I do not see this idea of a culturally consumerist liturgy surrounding Christmas as merely a rhetorical turn of phrase. James K. A. Smith, in his book, You Are What You Love, talks about the power of cultural liturgies to shape the cycles and rhythms of our lives, our habits, our expectations, our loves and our hopes. I believe that in the case of Christmas, we are inculcated into this consumerist liturgy from our earliest years. Santa Claus is all about gift-giving and every kid knows that the volume and quality of the gifts they get at Christmas far and away exceeds that which they get at any other time of the year, including on their own birthdays. And it is the gift-giving that drives much of the season, starting with Black Friday sales in November and continuing throughout December. The smarmy sentimentality of television programming through the season tries to soften the stark edge of rank consumerism, while at the same time feeding the narrative that gifts will make you happy. And the consumerist liturgy is inclusive: it does not matter what you actually believe about Jesus as long as you are out spending your money. Jesus, ironically, is incidental to the holiday that bears His name and is purportedly for His honor.
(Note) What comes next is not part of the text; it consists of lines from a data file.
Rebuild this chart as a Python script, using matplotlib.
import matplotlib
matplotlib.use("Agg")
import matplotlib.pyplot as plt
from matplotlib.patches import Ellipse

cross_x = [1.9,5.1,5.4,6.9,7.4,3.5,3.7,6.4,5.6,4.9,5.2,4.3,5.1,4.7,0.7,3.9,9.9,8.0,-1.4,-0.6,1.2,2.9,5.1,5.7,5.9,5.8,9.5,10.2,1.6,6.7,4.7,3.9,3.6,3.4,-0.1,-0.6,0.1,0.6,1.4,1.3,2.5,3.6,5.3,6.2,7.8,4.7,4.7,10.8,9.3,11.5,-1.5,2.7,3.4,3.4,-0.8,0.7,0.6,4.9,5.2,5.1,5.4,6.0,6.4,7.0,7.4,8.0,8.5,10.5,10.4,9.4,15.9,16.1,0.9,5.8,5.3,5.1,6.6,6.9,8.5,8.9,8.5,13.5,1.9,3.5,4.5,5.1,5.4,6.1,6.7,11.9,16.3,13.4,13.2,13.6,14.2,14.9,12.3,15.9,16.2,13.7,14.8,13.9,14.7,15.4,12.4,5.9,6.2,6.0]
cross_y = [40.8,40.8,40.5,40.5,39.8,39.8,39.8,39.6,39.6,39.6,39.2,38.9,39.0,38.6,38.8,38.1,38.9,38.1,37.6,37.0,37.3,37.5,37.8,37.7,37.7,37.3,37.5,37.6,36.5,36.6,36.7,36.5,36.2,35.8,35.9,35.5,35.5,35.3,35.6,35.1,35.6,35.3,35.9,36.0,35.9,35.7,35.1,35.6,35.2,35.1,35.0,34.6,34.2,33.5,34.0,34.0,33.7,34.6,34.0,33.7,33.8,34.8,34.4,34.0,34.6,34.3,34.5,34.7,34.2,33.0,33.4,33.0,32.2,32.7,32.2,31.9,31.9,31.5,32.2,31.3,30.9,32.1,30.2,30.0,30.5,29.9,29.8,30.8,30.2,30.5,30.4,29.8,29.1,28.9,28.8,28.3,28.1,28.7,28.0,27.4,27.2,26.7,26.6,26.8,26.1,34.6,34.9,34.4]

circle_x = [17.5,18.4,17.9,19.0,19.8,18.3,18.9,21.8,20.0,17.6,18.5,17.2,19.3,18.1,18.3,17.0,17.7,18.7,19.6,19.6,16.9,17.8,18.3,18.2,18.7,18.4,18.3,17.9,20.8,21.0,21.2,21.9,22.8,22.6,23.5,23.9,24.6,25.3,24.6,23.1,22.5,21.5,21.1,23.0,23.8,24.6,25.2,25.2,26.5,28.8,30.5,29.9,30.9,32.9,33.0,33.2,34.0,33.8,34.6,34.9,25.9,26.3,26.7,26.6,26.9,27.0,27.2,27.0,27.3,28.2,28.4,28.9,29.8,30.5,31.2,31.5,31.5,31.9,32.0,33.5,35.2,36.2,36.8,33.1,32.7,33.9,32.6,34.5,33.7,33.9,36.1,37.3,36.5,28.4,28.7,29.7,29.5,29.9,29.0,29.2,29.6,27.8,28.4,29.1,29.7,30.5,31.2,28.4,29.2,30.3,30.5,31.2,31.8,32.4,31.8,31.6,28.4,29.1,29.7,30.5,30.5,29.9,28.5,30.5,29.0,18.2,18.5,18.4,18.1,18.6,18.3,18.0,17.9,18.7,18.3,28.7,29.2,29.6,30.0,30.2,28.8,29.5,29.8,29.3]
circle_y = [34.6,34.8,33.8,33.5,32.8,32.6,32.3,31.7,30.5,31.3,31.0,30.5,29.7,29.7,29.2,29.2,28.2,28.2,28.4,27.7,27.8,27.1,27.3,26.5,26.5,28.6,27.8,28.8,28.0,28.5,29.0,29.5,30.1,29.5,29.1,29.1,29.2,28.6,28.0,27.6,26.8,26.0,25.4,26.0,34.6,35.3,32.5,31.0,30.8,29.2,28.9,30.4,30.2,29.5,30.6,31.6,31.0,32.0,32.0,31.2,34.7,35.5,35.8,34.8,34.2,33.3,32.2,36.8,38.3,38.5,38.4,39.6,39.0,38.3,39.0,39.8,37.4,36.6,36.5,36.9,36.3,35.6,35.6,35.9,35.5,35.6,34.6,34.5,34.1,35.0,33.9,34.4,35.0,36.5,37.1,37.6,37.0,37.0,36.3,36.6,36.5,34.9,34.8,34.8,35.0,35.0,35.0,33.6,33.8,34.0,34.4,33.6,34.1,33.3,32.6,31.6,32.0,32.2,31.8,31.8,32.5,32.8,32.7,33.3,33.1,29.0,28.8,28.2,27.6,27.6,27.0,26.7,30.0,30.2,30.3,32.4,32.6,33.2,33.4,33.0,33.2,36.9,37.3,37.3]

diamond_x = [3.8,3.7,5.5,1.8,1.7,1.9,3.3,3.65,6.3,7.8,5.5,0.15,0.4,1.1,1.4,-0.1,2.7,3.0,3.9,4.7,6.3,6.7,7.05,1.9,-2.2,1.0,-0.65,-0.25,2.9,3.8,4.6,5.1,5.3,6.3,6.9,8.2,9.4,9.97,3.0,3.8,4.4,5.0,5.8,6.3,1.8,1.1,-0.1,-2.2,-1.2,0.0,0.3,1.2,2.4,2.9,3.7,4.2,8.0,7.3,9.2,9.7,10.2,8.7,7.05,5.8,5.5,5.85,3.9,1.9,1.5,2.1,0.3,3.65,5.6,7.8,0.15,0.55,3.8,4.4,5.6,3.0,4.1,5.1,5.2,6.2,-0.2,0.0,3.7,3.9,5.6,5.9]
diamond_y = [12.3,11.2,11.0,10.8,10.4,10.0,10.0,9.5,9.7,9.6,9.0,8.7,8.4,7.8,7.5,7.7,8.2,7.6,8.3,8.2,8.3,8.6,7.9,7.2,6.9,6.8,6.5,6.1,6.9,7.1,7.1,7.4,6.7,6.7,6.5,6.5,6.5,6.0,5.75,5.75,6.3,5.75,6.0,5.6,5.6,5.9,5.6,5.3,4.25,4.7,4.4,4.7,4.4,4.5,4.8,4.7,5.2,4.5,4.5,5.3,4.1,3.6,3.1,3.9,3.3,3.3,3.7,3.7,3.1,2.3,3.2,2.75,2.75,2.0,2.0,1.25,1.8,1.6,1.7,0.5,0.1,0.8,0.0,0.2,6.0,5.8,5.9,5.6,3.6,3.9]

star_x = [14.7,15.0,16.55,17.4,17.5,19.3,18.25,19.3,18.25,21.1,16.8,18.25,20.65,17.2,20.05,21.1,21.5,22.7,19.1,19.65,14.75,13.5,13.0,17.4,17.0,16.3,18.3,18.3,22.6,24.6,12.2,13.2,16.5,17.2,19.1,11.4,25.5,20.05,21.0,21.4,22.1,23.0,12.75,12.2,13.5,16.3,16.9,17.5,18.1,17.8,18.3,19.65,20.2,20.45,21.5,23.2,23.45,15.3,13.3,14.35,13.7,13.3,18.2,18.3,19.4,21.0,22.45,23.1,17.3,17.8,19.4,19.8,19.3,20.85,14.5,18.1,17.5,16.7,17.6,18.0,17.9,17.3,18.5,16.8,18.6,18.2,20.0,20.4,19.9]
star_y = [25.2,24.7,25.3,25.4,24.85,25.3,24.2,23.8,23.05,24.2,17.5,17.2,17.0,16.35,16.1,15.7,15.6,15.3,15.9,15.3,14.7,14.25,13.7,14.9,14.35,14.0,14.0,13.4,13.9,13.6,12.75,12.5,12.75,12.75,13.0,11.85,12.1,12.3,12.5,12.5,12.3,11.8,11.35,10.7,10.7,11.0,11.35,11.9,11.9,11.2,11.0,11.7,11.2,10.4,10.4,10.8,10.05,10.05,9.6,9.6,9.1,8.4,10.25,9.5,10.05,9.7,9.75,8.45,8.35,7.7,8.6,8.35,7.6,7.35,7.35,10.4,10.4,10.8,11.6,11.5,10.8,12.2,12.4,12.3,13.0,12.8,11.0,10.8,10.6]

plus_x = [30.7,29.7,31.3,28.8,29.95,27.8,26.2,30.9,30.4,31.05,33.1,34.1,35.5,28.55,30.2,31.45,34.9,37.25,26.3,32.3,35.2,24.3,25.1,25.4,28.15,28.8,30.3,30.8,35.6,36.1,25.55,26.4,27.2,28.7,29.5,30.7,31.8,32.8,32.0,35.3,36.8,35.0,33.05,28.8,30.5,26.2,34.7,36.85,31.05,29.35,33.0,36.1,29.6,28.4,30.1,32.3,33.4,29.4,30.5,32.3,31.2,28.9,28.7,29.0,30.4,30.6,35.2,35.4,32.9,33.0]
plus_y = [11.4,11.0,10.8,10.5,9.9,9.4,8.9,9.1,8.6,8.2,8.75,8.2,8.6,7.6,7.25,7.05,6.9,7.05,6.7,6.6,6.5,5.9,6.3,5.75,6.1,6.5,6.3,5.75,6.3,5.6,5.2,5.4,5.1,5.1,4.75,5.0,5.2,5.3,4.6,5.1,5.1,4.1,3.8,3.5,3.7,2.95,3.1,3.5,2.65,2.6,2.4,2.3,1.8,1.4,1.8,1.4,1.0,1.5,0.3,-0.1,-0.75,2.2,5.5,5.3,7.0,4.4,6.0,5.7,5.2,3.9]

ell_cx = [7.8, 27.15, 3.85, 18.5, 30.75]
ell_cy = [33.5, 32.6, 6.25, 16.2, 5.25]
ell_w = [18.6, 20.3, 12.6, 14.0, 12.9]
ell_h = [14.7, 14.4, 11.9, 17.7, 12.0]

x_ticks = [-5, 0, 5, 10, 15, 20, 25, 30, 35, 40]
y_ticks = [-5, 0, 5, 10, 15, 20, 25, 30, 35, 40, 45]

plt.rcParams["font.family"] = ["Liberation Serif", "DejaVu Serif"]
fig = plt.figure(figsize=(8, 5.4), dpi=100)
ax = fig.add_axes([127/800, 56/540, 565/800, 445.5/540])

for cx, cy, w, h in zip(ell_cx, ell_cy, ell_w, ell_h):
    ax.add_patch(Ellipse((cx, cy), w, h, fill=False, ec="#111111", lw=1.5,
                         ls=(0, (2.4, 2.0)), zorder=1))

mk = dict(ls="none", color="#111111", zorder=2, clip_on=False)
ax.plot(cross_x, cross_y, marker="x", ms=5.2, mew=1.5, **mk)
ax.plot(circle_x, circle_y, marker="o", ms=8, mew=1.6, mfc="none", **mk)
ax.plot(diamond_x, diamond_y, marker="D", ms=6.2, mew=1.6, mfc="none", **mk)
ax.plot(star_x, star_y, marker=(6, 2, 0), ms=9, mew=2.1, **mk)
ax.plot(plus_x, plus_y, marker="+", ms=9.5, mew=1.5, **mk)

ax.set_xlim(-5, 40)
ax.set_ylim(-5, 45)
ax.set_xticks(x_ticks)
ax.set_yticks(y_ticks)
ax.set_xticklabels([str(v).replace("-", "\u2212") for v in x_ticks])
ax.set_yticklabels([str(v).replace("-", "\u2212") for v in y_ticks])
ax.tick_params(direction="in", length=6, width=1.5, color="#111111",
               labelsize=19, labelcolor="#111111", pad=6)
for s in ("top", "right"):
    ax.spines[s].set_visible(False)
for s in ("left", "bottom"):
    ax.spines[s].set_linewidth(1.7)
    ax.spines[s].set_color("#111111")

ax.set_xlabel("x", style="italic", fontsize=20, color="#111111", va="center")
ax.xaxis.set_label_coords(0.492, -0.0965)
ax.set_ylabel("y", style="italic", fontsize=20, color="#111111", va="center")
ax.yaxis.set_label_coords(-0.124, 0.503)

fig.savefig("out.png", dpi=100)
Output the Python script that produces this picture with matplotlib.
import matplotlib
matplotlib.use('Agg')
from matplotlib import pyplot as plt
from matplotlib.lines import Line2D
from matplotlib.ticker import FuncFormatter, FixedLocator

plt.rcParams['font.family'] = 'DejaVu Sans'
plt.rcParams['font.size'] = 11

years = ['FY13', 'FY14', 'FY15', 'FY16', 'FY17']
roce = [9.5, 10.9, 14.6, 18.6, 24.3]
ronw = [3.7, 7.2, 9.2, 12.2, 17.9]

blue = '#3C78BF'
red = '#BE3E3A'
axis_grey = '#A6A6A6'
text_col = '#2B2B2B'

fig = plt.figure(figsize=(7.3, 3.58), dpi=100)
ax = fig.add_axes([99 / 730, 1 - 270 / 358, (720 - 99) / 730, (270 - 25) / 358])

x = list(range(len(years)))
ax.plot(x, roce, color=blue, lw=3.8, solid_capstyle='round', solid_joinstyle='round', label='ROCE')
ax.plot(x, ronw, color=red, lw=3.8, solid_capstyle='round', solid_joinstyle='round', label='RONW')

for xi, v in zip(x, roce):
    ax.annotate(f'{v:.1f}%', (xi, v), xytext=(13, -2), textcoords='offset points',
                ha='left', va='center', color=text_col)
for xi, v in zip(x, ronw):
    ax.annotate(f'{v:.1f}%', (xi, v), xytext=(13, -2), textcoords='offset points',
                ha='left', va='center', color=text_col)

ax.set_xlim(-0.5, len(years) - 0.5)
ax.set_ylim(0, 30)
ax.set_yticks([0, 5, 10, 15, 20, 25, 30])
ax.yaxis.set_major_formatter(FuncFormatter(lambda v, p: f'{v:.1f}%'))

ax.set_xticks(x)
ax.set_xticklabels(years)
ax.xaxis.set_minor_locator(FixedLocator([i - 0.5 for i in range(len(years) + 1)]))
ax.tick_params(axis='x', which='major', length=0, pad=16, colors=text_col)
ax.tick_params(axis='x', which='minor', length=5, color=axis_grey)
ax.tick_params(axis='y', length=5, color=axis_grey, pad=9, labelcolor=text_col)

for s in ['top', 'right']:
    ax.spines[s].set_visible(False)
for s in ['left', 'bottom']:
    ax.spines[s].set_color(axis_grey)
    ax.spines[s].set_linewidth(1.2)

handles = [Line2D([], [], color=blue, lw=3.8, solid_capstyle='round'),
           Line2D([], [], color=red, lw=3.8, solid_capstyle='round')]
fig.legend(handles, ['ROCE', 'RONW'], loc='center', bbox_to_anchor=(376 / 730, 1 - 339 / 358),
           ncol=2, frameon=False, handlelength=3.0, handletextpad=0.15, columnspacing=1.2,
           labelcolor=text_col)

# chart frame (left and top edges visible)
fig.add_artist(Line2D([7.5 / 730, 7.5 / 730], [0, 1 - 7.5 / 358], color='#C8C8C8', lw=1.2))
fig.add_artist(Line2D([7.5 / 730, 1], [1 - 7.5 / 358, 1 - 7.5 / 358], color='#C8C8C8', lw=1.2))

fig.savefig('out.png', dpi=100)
So, what should be done? It is not enough to make a nod to Jesus as the “reason for the season” through an occasional reference or prayer. That only puts a “Christian” gloss on things, without fundamentally changing the consumerist liturgy dominating our thoughts and actions. Rather, one has to break the liturgy more fundamentally and overwrite it with a different liturgy. A key way this can be done is to push any gift-giving away from Christmas to New Year’s, so as to sever the connection between Christmas and gifts; New Year’s, after all, has no particularly Christian connotations. We should make Christmas again a religious holiday, observing it with Christmas Eve services at church and family worship on Christmas day proper. This could seem like it will make Christmas boring—and that is precisely the point. It is in the ordinariness of worship that real significance of Christmas can be most clearly seen. The Incarnation of Christ was part of His humiliation, not His exaltation, an emptying rather than a glorification. But it is in that divine condescension that we have a more intangible yet far more real and significant gift, communion with Christ, God with us. Let’s celebrate that, rather than what is under some evergreen tree.